Per l’allievo il primo testimone è l’insegnante che gli presenta il mondo. L’oralità non è solo uno strumento con cui l’insegnante tiene la lezione (o svolge le interrogazioni di valutazione) e nemmeno soltanto un canale di ricezione per l’allievo. Essa vive come colloquio che tanto o poco provoca e cattura l’attenzione e anche la risposta dell’altro.
Nell’oralità il dialogo, ancora prima di uno spazio di argomentazione e di spiegazione, è incontro nel mondo in cui tutti siamo e che “si apre in modo diverso a ogni essere umano”, scriveva H. Arendt.
Questa interazione implica un certo grado di immedesimazione nell’altro, istante per istante, ma anche una maggior prossimità con il limite. Mi spiego. Nel confronto con una prospettiva differente dalla mia faccio esperienza del mio limite come soglia da cui incontrare l’altro a partire dallo stesso desiderio di bene.

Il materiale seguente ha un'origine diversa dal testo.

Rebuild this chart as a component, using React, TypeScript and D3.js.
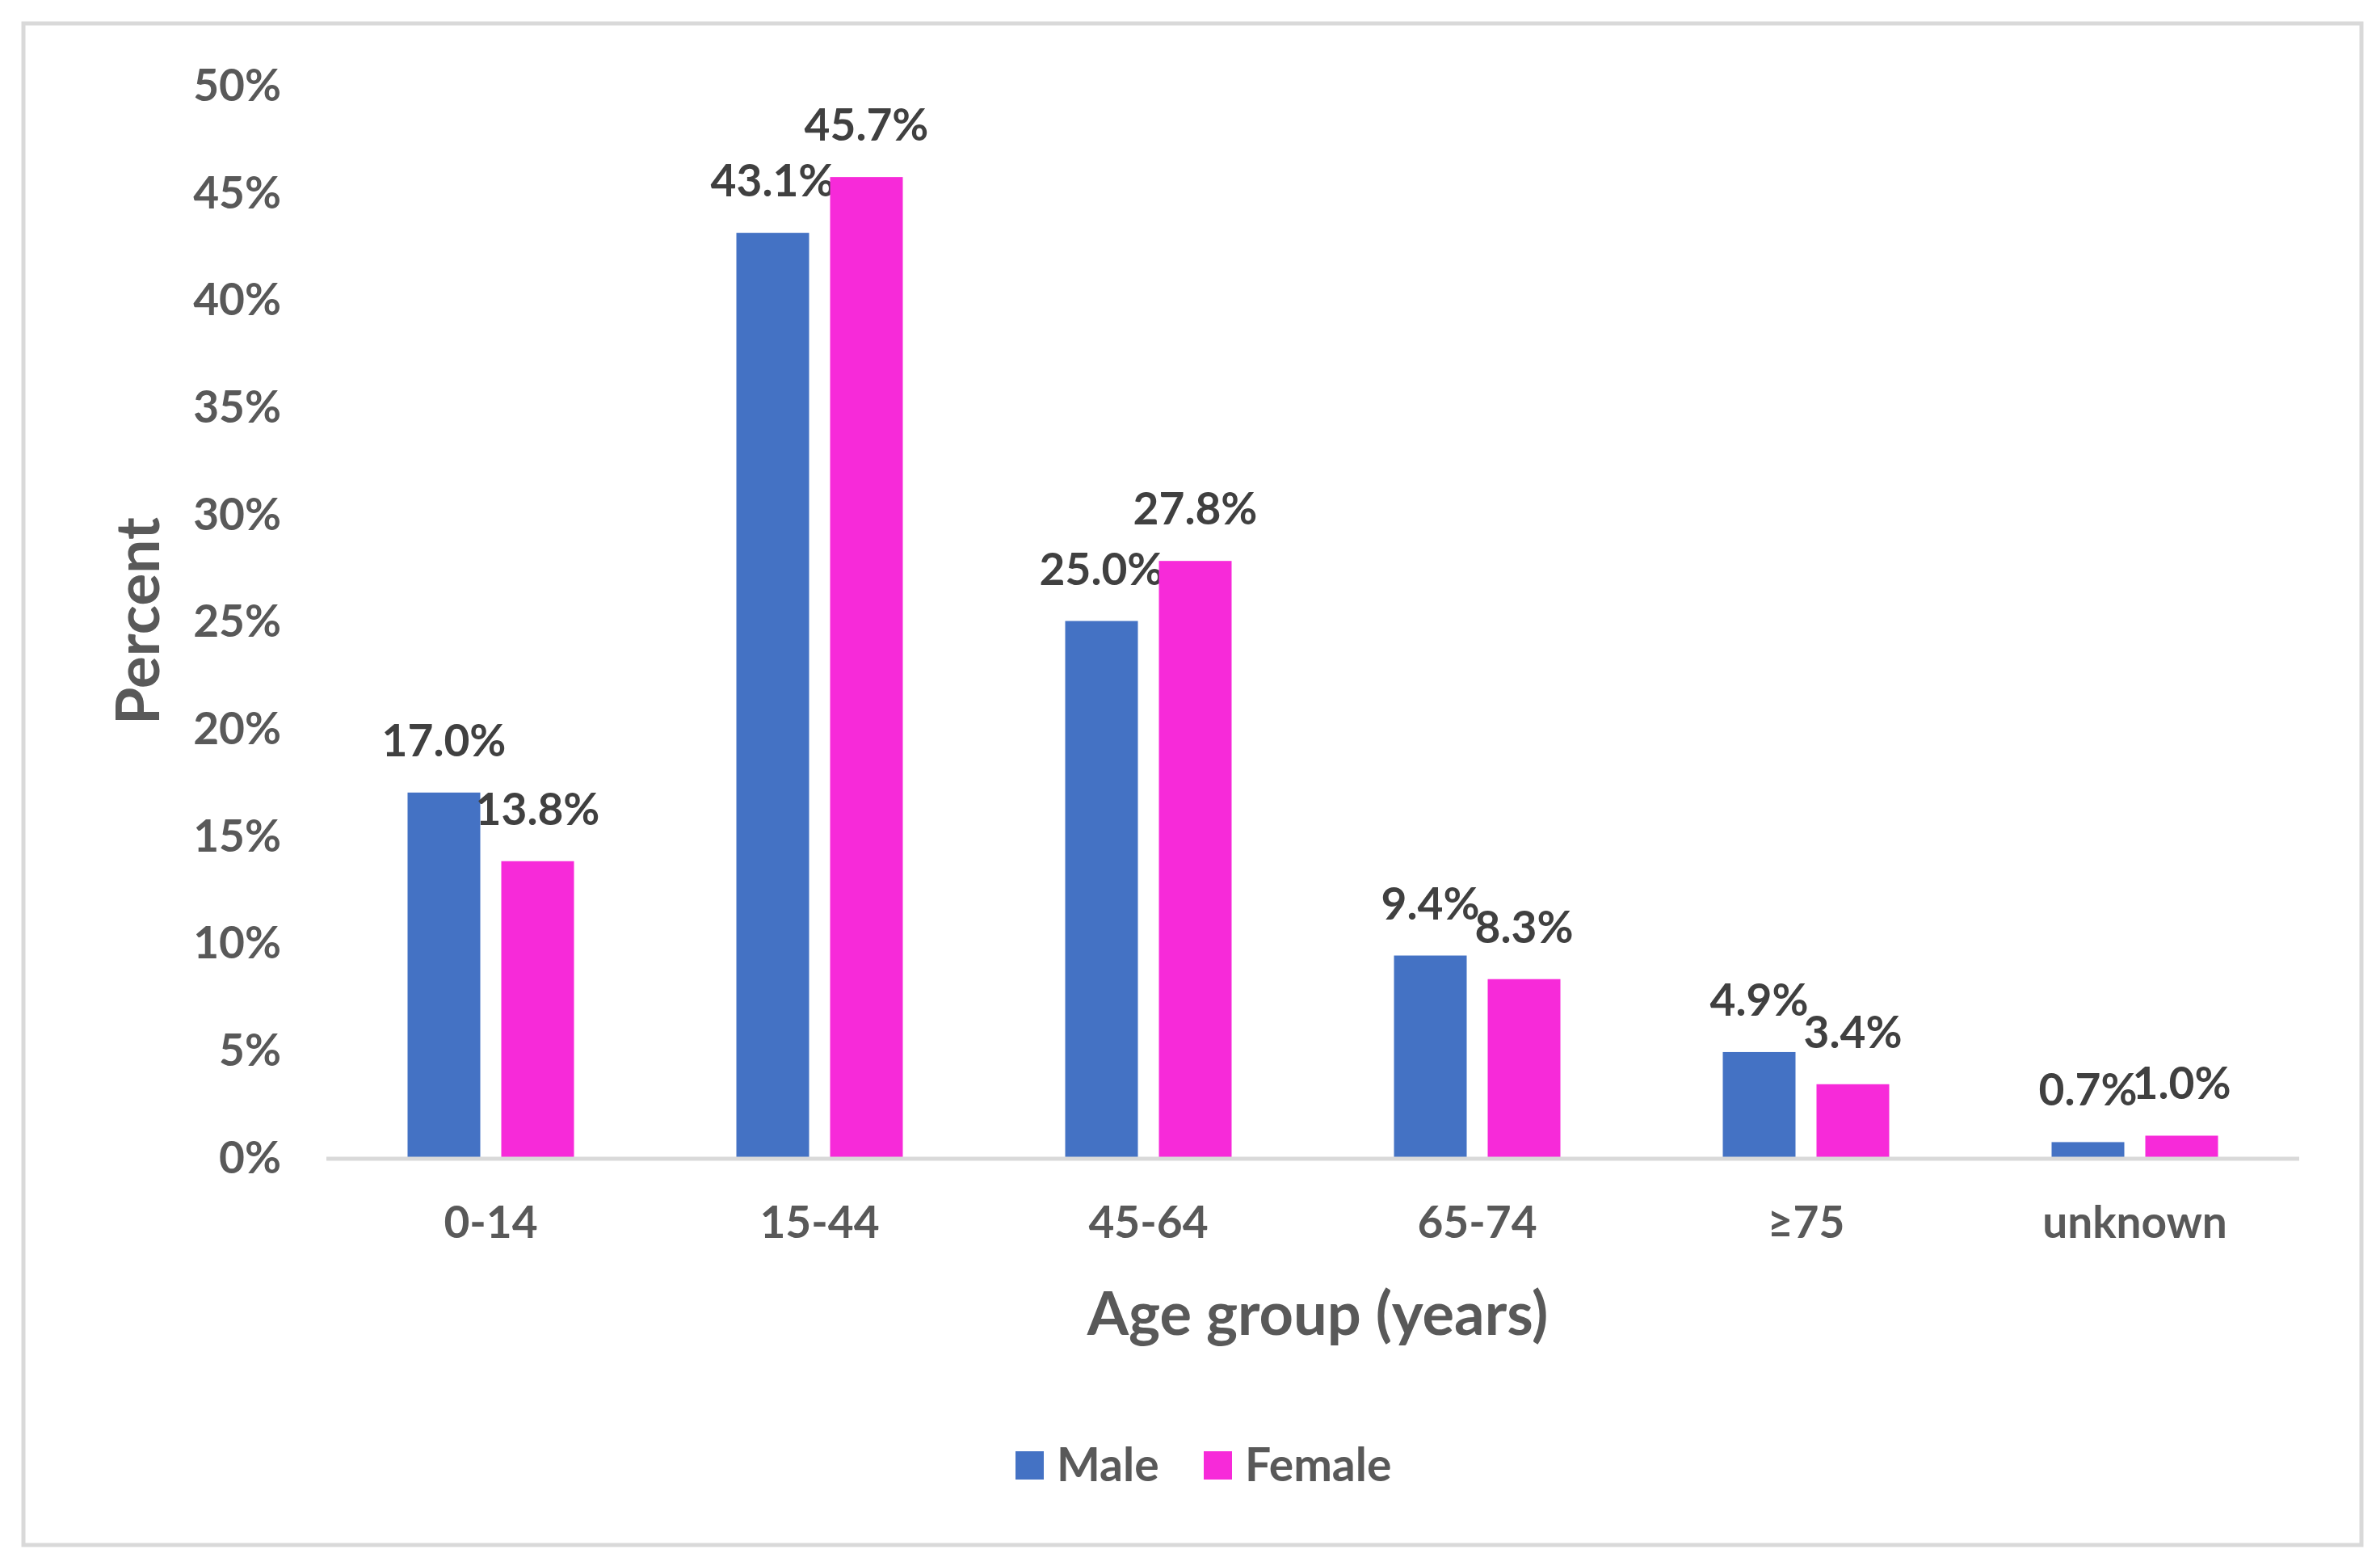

Questa sottolineatura ha una enorme valenza educativa. Infatti, se è possibile, direi inevitabile, vedere le cose differentemente, allora anche l’esperienza umana del ì, è sempre aperta ad altro. Non è riducibile a un algoritmo che pretende di controllare tutta la realtà (“come faccio a conoscere tutto?” chiedeva quella bambina). L’esperienza umana si sviluppa in rapporto con altro (persone, cose, fatti, pensieri) e sfida la nostra libertà e responsabilità. A scuola (come in altri ambiti educativi) l’oralità rappresenta perciò una dimensione fondamentale della relazione e non ha soltanto una funzione strumentale.
L’oralità è espressione forte di un rapporto. È ascolto interessato dell’altro. Dio stesso lascia che Adamo dia un nome alle cose, alle bestie selvatiche e agli uccelli del cielo “per vedere come li avrebbe chiamati”, si legge nella Genesi. E, scrive Rémi Brague: “Dio dunque rischia di dover imparare qualcosa dall’uomo e ne conferma le decisioni, lasciandolo agire da legislatore”.
Le dinamiche innescate dall’oralità favoriscono l’irruzione di altro-da-me. È ciò che capita anche nel rapporto fra insegnanti e allievi quando la relazione si fonda su un vero desiderio di bene che spalanca al mondo.